Vielleicht auch deshalb hat das Studio keine Devotionalien des schlagzeilenträchtigen Drehs gesammelt – Tom Cruise habe bis auf „viele Dankesgrüße und ein gutes Gefühl bei den Mitarbeitern“ nichts hinterlassen, so Molfenter. Ohnehin würden viele Ausstattungsstücke noch im Produktionslager aufbewahrt – für den Fall, dass während des Rohschnitts Nachdrehs nötig werden. Hollywoodstar Cruise wäre in Babelsberg wohl auch dafür gern gesehen, er sei „ein Mann, der ein Team motivieren kann, lang und hart zu arbeiten, ein Motivations-Motor“, so Molfenter. Cruise sei mit „unheimlicher Professionalität“ und „großer Lust, diesen Film zu machen“, im Sommer nach Babelsberg gekommen. Für das Studio sei die Produktion zwar anstrengend und aufreibend gewesen, doch bereits die ersten Bilder zeigten, dass „Valkyrie“ in „neuer Qualität in eine neue historische Dimension“ vorstoßen werde. Der Film werde dank aufwendigster Recherchen auch allen historischen Kritiken standhalten, meint Molfenter.

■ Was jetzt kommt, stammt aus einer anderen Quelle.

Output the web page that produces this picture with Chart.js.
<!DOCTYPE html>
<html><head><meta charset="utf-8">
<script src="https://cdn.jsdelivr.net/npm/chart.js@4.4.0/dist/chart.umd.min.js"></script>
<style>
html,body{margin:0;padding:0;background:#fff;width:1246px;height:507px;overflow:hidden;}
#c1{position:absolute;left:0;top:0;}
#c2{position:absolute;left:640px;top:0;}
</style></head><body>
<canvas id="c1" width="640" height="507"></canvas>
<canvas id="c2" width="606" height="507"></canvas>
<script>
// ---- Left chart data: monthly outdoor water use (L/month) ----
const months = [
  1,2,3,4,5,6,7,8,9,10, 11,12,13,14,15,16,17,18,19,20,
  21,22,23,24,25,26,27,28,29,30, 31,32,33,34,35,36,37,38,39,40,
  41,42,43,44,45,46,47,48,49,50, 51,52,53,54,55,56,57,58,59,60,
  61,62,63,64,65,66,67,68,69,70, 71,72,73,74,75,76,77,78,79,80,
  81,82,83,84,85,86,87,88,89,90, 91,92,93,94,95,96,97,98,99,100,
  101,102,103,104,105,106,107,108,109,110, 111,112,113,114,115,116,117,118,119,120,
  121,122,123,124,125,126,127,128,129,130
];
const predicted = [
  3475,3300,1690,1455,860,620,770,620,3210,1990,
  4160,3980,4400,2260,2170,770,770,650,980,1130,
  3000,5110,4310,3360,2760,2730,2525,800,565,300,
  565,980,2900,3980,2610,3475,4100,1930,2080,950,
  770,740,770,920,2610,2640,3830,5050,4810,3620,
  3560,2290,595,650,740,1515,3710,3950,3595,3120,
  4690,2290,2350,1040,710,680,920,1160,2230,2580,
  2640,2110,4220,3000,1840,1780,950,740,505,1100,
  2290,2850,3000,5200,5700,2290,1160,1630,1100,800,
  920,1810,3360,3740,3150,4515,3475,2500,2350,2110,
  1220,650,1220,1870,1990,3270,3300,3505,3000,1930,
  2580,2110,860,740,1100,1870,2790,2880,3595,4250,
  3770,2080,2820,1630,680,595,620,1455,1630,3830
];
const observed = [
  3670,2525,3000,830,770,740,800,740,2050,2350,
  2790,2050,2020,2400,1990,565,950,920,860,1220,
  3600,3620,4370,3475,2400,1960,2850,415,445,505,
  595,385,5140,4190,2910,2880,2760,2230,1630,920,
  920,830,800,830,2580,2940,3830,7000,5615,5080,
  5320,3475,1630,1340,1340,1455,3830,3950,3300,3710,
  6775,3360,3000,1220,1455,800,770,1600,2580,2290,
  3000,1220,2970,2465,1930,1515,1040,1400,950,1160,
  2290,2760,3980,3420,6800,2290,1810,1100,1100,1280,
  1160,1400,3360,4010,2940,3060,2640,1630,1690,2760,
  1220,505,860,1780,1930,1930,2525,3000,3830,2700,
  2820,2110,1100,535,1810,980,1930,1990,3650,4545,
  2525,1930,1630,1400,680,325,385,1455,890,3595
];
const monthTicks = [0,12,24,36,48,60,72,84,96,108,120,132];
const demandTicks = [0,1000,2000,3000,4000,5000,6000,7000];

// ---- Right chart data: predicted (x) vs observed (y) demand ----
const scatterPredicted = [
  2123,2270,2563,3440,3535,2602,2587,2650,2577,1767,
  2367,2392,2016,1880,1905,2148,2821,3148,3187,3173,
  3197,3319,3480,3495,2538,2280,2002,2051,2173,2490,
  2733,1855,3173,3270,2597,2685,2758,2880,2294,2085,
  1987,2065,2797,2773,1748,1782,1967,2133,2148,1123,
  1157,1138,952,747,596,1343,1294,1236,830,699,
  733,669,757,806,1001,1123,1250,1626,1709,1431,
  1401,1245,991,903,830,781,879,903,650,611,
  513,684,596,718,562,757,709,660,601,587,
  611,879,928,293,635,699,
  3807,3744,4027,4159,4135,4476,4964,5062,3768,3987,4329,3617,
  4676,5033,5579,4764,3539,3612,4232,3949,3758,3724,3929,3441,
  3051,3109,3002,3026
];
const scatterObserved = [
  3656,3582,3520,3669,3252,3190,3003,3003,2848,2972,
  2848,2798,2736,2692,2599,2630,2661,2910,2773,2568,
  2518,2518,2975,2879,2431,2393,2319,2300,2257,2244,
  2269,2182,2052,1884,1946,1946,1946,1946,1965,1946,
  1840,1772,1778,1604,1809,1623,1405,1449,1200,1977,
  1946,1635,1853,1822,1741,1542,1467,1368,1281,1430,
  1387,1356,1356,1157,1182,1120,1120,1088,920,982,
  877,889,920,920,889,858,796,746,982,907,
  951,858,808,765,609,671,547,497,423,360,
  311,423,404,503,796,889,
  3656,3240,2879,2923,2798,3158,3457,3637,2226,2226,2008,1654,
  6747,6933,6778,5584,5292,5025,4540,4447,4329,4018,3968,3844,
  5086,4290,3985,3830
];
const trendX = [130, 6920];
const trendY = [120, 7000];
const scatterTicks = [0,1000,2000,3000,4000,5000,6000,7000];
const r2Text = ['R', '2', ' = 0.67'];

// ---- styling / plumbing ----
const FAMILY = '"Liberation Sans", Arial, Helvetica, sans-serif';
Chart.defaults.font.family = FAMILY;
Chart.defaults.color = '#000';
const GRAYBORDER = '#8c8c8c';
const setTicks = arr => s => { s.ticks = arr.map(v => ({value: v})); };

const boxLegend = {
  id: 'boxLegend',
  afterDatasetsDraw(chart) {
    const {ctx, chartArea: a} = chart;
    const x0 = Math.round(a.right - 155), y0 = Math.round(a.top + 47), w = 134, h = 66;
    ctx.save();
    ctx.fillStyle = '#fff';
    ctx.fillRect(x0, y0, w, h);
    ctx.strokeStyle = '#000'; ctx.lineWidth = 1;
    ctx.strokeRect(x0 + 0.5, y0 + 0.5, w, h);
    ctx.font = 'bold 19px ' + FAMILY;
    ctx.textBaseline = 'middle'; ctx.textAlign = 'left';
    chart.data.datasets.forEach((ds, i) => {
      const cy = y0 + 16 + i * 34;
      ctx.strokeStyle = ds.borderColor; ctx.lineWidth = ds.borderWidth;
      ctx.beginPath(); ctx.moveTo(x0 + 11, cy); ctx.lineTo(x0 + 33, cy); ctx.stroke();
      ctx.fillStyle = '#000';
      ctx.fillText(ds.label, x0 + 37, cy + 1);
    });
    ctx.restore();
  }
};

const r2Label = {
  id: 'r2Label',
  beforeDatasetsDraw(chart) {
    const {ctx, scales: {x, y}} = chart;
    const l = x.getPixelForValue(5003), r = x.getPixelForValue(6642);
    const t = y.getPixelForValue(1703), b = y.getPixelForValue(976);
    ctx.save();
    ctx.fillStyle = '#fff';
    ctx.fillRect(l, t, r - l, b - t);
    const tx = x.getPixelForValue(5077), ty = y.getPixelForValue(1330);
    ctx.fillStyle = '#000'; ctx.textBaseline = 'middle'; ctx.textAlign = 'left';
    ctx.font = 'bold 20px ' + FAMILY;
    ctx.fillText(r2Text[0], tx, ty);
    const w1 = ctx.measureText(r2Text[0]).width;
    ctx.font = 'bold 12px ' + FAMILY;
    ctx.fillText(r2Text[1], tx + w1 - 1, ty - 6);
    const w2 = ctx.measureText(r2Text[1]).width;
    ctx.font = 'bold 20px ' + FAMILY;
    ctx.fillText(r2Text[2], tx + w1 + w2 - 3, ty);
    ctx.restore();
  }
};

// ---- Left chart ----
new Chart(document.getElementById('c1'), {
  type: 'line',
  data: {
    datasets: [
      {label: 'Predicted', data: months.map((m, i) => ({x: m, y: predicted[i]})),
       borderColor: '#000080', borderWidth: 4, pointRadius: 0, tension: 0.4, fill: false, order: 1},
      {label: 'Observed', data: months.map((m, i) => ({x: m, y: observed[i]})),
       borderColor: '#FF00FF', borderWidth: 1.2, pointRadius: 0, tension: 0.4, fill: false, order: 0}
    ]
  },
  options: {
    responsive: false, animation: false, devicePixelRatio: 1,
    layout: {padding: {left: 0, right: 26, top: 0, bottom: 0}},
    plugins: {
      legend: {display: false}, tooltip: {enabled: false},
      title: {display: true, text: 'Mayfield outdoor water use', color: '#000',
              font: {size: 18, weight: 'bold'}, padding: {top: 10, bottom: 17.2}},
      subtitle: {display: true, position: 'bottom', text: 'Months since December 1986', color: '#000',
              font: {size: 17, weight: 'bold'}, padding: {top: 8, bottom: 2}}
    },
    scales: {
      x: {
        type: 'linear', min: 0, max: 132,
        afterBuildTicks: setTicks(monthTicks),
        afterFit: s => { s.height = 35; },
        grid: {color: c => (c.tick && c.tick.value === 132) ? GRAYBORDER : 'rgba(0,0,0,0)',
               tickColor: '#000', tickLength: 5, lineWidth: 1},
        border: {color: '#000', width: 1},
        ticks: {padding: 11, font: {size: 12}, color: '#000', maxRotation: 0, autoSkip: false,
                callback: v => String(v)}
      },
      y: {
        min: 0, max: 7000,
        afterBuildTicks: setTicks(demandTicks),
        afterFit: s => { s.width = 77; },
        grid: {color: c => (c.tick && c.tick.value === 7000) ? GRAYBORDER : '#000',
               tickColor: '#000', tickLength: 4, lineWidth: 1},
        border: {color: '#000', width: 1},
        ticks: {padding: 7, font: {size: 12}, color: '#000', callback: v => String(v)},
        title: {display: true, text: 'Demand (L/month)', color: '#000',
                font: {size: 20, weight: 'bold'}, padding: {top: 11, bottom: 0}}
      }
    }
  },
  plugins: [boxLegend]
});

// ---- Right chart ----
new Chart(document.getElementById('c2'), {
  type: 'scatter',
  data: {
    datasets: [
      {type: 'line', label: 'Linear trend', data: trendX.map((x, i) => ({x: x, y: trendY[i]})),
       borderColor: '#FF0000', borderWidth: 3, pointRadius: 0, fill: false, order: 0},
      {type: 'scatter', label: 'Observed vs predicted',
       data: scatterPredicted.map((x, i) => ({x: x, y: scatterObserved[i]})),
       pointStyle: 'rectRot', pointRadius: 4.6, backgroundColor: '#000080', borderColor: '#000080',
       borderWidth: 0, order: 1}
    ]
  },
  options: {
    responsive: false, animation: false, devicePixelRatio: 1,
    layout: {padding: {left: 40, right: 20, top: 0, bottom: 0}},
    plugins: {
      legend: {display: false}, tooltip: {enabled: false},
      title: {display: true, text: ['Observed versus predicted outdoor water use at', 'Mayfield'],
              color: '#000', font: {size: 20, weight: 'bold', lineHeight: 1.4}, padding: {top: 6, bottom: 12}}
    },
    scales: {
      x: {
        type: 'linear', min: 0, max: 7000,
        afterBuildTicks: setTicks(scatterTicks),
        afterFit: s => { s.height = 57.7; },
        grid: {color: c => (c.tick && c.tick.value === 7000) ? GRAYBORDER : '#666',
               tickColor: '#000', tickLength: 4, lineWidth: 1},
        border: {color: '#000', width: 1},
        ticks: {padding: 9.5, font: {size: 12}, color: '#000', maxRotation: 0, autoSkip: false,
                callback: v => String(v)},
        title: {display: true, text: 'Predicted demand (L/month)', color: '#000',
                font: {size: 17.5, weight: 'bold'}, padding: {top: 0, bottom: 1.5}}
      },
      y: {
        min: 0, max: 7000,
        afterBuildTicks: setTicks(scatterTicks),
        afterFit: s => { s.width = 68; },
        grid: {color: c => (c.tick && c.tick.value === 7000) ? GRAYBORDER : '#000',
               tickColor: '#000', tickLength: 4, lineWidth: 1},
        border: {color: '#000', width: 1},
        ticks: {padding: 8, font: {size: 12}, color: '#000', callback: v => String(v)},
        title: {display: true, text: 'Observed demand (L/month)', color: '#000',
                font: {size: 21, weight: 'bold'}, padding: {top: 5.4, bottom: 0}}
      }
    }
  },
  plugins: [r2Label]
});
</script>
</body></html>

Auch die außergewöhnlichen Vorfälle um den wegen der Scientology-Mitgliedschaft von Tom Cruise wochenlang politisch diskutierten Filmdreh haben sich nach Drehschluss offenbar geklärt: Zwar sei noch immer nicht völlig klar, wie die Aufnahmen von der Hinrichtung Stauffenbergs im Innenhof des Bendlerblock – gefilmt am Originalort, was erst nach lange Debatte genehmigt wurde – im Kopierwerk beschädigt werden konnten, so dass die sensiblen Szenen ein zweites Mal gedreht werden mussten. Für die Kosten sei allerdings die Versicherung aufgekommen, so Molfenter, und im Übrigen sei die Beschädigung von Filmmaterial nicht außergewöhnlich. Scheinbar ohne Folgen bleibt auch der Unfall mit einem Lastwagen, bei dem Komparsen Verletzungen erlitten hatten. „Ich war noch in der Nacht bei allen Betroffenen im Krankenhaus und war froh, dass niemand ernsthaft verletzt wurde“, so Molfenter. Ein Dekra-Gutachten habe derweil ergeben, dass der Lastwagen keine Defekte aufgewiesen habe.
Damit können die „Valkyrie“-Kulissen wohl getrost abgebaut werden – und die Celluloid-Ewigkeit kann beginnen.